Il faut toujours suivre la Grande Ourse pour trouver son chemin. En 1974 dans son roman The Dispossessed, bien avant que l'autoédition ne devienne aussi populaire, la romancière de Science-Fiction Ursula Le Guin a montré la voie à tous les auteurs autoédités.
He was therefore certain, by now, that his radical and unqualified will to create was, in Odonian terms, its own justification. His sense of primary responsibility towards his work did not cut him off from his fellows, from his society, as he had thought. It engaged him with them absolutely. -- Ursula Le Guin, The Dispossessed, 1974
Il était par conséquent certain, à présent, que sa volonté radicale et sans réserves de créer était, en termes Odoniens, sa propre justification. Son sens de la responsabilité première envers son œuvre ne le coupait pas de ses semblables, de la société, comme il l'avait cru. Il l'engageait absolument avec eux. -- Ursula Le Guin, Les Dépossédés, 1974
Tel est donc le magistral coup de pied qu'Ursula Le Guin envoya au syndrome de l'imposteur dans son roman du cycle de Hainish Les Dépossédés, en 1974. Bien sûr, la phrase est prise en dehors de son contexte: elle s'applique ici au théoricien scientifique Shevek et non à un auteur. Néanmoins, on peut facilement l'étendre à tous les auteurs autoédités, ce que je m'empresse ici de faire.
C'est peut-être parce que mon frère aîné est chercheur en astrophysique, mais j'ai toujours assimilé notre travail d'auteur à un travail de recherche. Depuis que je connais l'existence des expériences de pensée d'Einstein, j'ai tendance à rapprocher fortement ce processus de notre processus créatif, à nous autres auteurs.
Shevek se rapproche pour moi par certains côtés d'un auteur autoédité: il s'agit d'un scientifique de haut vol dont la science ne sert à rien à la société, car le niveau technologique de son monde ne lui permet pas de mettre en pratique ses découvertes théoriques par le truchement de l’ingénierie. Et du coup, sa société a tendance à l'employer à des tâches bassement matérielles, sans exploiter son véritable potentiel. C'est pourquoi Shevek va devoir s'exiler pour se réaliser.
Nous autres auteurs autoédités sommes reconnus pour notre travail et notre vaillance par une grande majorité de lecteurs. Ce n'est donc pas tant au niveau de la société que le bât blesse qu'au niveau de nos pairs qui font le choix de l'édition traditionnelle. Et bien sûr de l'édition traditionnelle elle-même et par extension, d'une bonne partie des professionnels de la chaîne du livre.
La société est en effet bâtie de telle manière que ce sont les branches professionnelles qui se structurent afin de filtrer les membres de chaque profession par la sélection, de manière à légitimer auprès de la société ceux qui sont censés être les plus doués.

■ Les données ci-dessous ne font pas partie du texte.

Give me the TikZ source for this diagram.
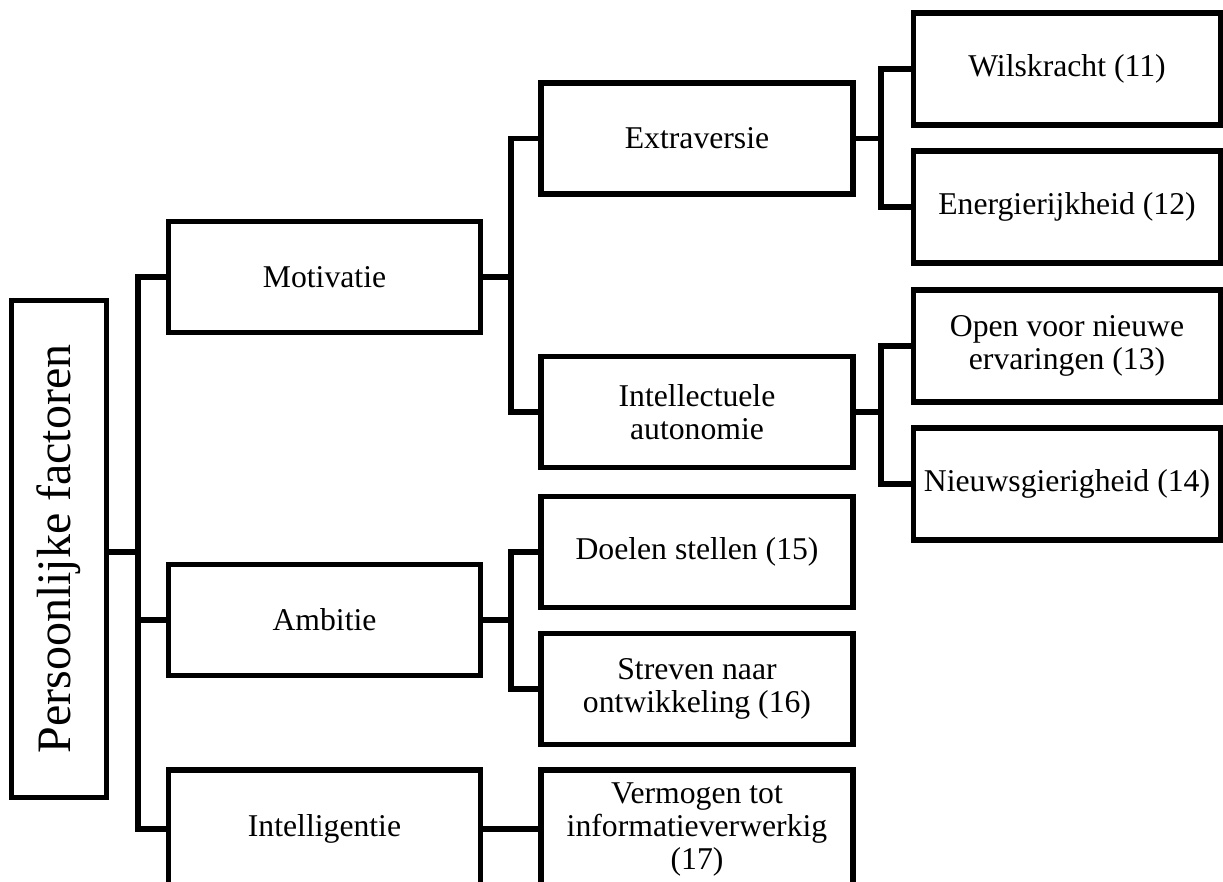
\documentclass[tikz,border=0pt]{standalone}
\usepackage{fontspec}
\setmainfont{Liberation Serif}
\begin{document}
\begin{tikzpicture}[x=1pt,y=-1pt,
  box/.style={draw, line width=5.5pt, align=center, inner sep=0pt,
    font=\fontsize{31.7}{33}\selectfont},
  b2/.style={box, minimum width=312pt, minimum height=111pt},
  b4/.style={box, minimum width=307pt, minimum height=112pt},
  link/.style={line width=5.5pt}]
\useasboundingbox (0,0) rectangle (1223,881);

% root
\node[box, minimum width=95pt, minimum height=497pt] (root) at (59,549)
  {\rotatebox{90}{\fontsize{48}{50}\selectfont Persoonlijke factoren}};

% level 2
\node[b2] (mot) at (324.5,277) {Motivatie};
\node[b2] (amb) at (324.5,620) {Ambitie};
\node[b2, minimum height=118pt] (intel) at (324.5,829) {Intelligentie};

% level 3
\node[b2] (extra) at (697,138.5) {Extraversie};
\node[b2] (intaut) at (697,412) {Intellectuele\\autonomie};
\node[b2] (doel) at (697,552) {Doelen stellen (15)};
\node[b2] (strev) at (697,689) {Streven naar\\ontwikkeling (16)};
\node[b2, minimum height=118pt] (verm) at (697,829) {Vermogen tot\\informatieverwerkig\\(17)};

% level 4
\node[b4] (w11) at (1067,69) {Wilskracht (11)};
\node[b4] (e12) at (1067,207) {Energierijkheid (12)};
\node[b4] (o13) at (1067,346) {Open voor nieuwe\\ervaringen (13)};
\node[b4] (n14) at (1067,484) {Nieuwsgierigheid (14)};

% junctions
\coordinate (j1) at (138,552);
\coordinate (j2) at (511,277);
\coordinate (j3) at (881,138.5);
\coordinate (j4) at (881,412);
\coordinate (j5) at (511,620);

% connectors
\draw[link] (root.east |- j1) -- (j1);
\draw[link] (mot.west) -| (j1) |- (intel.west);
\draw[link] (amb.west) -- (amb.west -| j1);

\draw[link] (mot.east) -- (j2);
\draw[link] (extra.west) -| (j2) |- (intaut.west);

\draw[link] (extra.east) -- (j3);
\draw[link] (w11.west) -| (j3) |- (e12.west);

\draw[link] (intaut.east) -- (j4);
\draw[link] (o13.west) -| (j4) |- (n14.west);

\draw[link] (amb.east) -- (j5);
\draw[link] (doel.west) -| (j5) |- (strev.west);

\draw[link] (intel.east) -- (verm.west);
\end{tikzpicture}
\end{document}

C'est cette fonction de légitimation, de gardien du portail, que l'autoédition enjambe allègrement pour rapprocher les auteurs de leur public.
Ce que ne nous dit pas Ursula Le Guin est en l'occurrence aussi important que ce qu'elle nous dit. Elle ne nous dit pas que la justification de la volonté de créer de Shevek est le fait que Shevek soit doué, qu'il soit un chercheur talentueux. Elle ne nous dit pas, en d'autres termes, que Shevek a le droit de créer parce qu'il est doué ou compétent. Non. Elle nous dit que la volonté de création emporte sa propre justification.
Et ça, chers amis victimes du complexe de l'imposteur, doutant de votre propre talent ou bien de la reconnaissance par vos pairs, ou par la société, de votre talent et de vos compétences, c'est la clé. Et j'ajouterais personnellement que cette justification, pour interne qu'elle puisse paraître, devra bien un jour ou l'autre être reconnue officiellement par la société.